◆ SOURCE MATERIAL ◆
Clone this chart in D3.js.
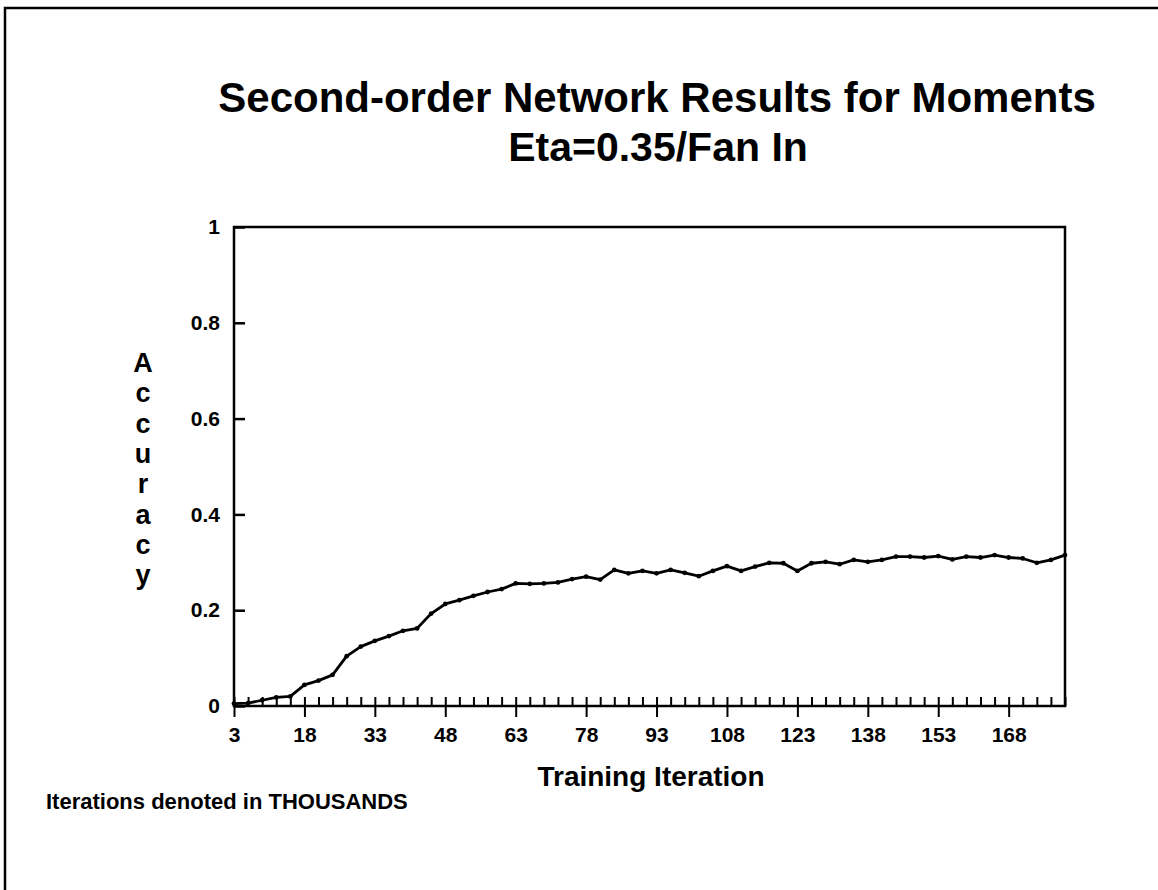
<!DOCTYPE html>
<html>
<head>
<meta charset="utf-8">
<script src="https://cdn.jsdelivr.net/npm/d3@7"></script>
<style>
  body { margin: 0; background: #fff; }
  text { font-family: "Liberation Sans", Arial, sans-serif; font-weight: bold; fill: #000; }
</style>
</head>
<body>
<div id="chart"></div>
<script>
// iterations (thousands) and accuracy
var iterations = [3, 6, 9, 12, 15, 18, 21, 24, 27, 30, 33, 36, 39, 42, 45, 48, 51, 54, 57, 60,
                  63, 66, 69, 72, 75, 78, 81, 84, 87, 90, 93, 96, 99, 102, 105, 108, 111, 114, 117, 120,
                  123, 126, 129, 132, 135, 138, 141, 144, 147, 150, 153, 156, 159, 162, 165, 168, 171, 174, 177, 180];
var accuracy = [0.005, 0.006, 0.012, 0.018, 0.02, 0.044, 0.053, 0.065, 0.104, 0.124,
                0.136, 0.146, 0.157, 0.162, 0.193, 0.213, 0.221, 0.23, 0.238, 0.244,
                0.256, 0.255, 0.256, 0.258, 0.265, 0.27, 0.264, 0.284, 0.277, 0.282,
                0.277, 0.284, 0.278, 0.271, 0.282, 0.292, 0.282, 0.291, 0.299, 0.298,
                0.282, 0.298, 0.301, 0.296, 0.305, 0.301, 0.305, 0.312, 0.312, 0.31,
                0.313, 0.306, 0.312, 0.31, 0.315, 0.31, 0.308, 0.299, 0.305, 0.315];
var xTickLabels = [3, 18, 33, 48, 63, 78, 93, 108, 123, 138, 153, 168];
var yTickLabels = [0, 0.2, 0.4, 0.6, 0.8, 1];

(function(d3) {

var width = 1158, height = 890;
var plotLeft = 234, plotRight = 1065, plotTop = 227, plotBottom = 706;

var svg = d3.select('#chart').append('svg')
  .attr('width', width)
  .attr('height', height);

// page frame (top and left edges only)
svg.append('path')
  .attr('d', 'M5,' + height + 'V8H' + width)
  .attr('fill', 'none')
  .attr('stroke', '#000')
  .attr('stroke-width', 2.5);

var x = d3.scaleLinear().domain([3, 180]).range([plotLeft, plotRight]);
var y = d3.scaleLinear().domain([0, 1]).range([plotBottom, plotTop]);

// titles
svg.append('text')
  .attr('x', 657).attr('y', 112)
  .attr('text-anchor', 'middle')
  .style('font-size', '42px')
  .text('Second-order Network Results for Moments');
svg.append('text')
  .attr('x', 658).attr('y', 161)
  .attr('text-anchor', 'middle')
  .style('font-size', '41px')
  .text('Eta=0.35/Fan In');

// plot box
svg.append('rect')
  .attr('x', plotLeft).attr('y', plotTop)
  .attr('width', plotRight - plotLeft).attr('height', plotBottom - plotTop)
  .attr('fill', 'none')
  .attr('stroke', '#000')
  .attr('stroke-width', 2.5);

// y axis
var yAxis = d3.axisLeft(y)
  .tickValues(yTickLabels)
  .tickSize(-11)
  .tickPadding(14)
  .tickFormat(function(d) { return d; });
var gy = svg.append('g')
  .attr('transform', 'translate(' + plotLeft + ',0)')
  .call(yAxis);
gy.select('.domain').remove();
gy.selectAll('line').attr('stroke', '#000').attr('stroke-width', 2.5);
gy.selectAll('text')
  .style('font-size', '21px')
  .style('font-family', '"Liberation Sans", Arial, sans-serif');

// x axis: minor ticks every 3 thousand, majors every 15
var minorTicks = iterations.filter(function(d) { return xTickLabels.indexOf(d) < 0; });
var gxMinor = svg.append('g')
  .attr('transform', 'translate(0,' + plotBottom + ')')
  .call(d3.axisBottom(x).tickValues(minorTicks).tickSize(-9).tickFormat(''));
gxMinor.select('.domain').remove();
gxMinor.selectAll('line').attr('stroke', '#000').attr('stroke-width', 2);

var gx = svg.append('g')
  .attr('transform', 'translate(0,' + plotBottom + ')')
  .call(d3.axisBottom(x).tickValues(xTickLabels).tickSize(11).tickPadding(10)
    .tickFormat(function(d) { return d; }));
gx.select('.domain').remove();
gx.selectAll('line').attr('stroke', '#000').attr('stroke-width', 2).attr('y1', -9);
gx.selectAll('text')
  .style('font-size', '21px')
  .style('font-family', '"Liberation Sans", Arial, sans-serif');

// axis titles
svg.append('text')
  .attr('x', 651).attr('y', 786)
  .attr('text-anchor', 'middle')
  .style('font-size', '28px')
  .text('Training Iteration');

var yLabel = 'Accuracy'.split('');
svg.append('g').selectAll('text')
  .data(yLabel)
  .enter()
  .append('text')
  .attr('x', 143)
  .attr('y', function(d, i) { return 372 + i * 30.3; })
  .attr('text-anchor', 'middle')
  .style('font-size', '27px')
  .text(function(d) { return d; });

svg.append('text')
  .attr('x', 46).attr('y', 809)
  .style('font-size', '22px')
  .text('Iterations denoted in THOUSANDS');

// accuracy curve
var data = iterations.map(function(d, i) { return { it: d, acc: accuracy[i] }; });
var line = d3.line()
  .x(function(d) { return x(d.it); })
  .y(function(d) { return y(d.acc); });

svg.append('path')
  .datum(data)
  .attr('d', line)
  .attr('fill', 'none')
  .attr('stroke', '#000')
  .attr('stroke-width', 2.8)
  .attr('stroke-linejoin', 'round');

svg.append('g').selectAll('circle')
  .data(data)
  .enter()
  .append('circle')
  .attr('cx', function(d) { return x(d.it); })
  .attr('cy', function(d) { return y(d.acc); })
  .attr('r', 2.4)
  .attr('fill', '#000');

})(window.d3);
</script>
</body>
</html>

◆ WORK INSTRUCTIONS ◆
Using the material above, return every line exactly as it appears, minus the pictures.

◆ ANSWER TO THE TASK ◆
Clone this chart in D3.js.
<!DOCTYPE html>
<html>
<head>
<meta charset="utf-8">
<script src="https://cdn.jsdelivr.net/npm/d3@7"></script>
<style>
  body { margin: 0; background: #fff; }
  text { font-family: "Liberation Sans", Arial, sans-serif; font-weight: bold; fill: #000; }
</style>
</head>
<body>
<div id="chart"></div>
<script>
// iterations (thousands) and accuracy
var iterations = [3, 6, 9, 12, 15, 18, 21, 24, 27, 30, 33, 36, 39, 42, 45, 48, 51, 54, 57, 60,
                  63, 66, 69, 72, 75, 78, 81, 84, 87, 90, 93, 96, 99, 102, 105, 108, 111, 114, 117, 120,
                  123, 126, 129, 132, 135, 138, 141, 144, 147, 150, 153, 156, 159, 162, 165, 168, 171, 174, 177, 180];
var accuracy = [0.005, 0.006, 0.012, 0.018, 0.02, 0.044, 0.053, 0.065, 0.104, 0.124,
                0.136, 0.146, 0.157, 0.162, 0.193, 0.213, 0.221, 0.23, 0.238, 0.244,
                0.256, 0.255, 0.256, 0.258, 0.265, 0.27, 0.264, 0.284, 0.277, 0.282,
                0.277, 0.284, 0.278, 0.271, 0.282, 0.292, 0.282, 0.291, 0.299, 0.298,
                0.282, 0.298, 0.301, 0.296, 0.305, 0.301, 0.305, 0.312, 0.312, 0.31,
                0.313, 0.306, 0.312, 0.31, 0.315, 0.31, 0.308, 0.299, 0.305, 0.315];
var xTickLabels = [3, 18, 33, 48, 63, 78, 93, 108, 123, 138, 153, 168];
var yTickLabels = [0, 0.2, 0.4, 0.6, 0.8, 1];

(function(d3) {

var width = 1158, height = 890;
var plotLeft = 234, plotRight = 1065, plotTop = 227, plotBottom = 706;

var svg = d3.select('#chart').append('svg')
  .attr('width', width)
  .attr('height', height);

// page frame (top and left edges only)
svg.append('path')
  .attr('d', 'M5,' + height + 'V8H' + width)
  .attr('fill', 'none')
  .attr('stroke', '#000')
  .attr('stroke-width', 2.5);

var x = d3.scaleLinear().domain([3, 180]).range([plotLeft, plotRight]);
var y = d3.scaleLinear().domain([0, 1]).range([plotBottom, plotTop]);

// titles
svg.append('text')
  .attr('x', 657).attr('y', 112)
  .attr('text-anchor', 'middle')
  .style('font-size', '42px')
  .text('Second-order Network Results for Moments');
svg.append('text')
  .attr('x', 658).attr('y', 161)
  .attr('text-anchor', 'middle')
  .style('font-size', '41px')
  .text('Eta=0.35/Fan In');

// plot box
svg.append('rect')
  .attr('x', plotLeft).attr('y', plotTop)
  .attr('width', plotRight - plotLeft).attr('height', plotBottom - plotTop)
  .attr('fill', 'none')
  .attr('stroke', '#000')
  .attr('stroke-width', 2.5);

// y axis
var yAxis = d3.axisLeft(y)
  .tickValues(yTickLabels)
  .tickSize(-11)
  .tickPadding(14)
  .tickFormat(function(d) { return d; });
var gy = svg.append('g')
  .attr('transform', 'translate(' + plotLeft + ',0)')
  .call(yAxis);
gy.select('.domain').remove();
gy.selectAll('line').attr('stroke', '#000').attr('stroke-width', 2.5);
gy.selectAll('text')
  .style('font-size', '21px')
  .style('font-family', '"Liberation Sans", Arial, sans-serif');

// x axis: minor ticks every 3 thousand, majors every 15
var minorTicks = iterations.filter(function(d) { return xTickLabels.indexOf(d) < 0; });
var gxMinor = svg.append('g')
  .attr('transform', 'translate(0,' + plotBottom + ')')
  .call(d3.axisBottom(x).tickValues(minorTicks).tickSize(-9).tickFormat(''));
gxMinor.select('.domain').remove();
gxMinor.selectAll('line').attr('stroke', '#000').attr('stroke-width', 2);

var gx = svg.append('g')
  .attr('transform', 'translate(0,' + plotBottom + ')')
  .call(d3.axisBottom(x).tickValues(xTickLabels).tickSize(11).tickPadding(10)
    .tickFormat(function(d) { return d; }));
gx.select('.domain').remove();
gx.selectAll('line').attr('stroke', '#000').attr('stroke-width', 2).attr('y1', -9);
gx.selectAll('text')
  .style('font-size', '21px')
  .style('font-family', '"Liberation Sans", Arial, sans-serif');

// axis titles
svg.append('text')
  .attr('x', 651).attr('y', 786)
  .attr('text-anchor', 'middle')
  .style('font-size', '28px')
  .text('Training Iteration');

var yLabel = 'Accuracy'.split('');
svg.append('g').selectAll('text')
  .data(yLabel)
  .enter()
  .append('text')
  .attr('x', 143)
  .attr('y', function(d, i) { return 372 + i * 30.3; })
  .attr('text-anchor', 'middle')
  .style('font-size', '27px')
  .text(function(d) { return d; });

svg.append('text')
  .attr('x', 46).attr('y', 809)
  .style('font-size', '22px')
  .text('Iterations denoted in THOUSANDS');

// accuracy curve
var data = iterations.map(function(d, i) { return { it: d, acc: accuracy[i] }; });
var line = d3.line()
  .x(function(d) { return x(d.it); })
  .y(function(d) { return y(d.acc); });

svg.append('path')
  .datum(data)
  .attr('d', line)
  .attr('fill', 'none')
  .attr('stroke', '#000')
  .attr('stroke-width', 2.8)
  .attr('stroke-linejoin', 'round');

svg.append('g').selectAll('circle')
  .data(data)
  .enter()
  .append('circle')
  .attr('cx', function(d) { return x(d.it); })
  .attr('cy', function(d) { return y(d.acc); })
  .attr('r', 2.4)
  .attr('fill', '#000');

})(window.d3);
</script>
</body>
</html>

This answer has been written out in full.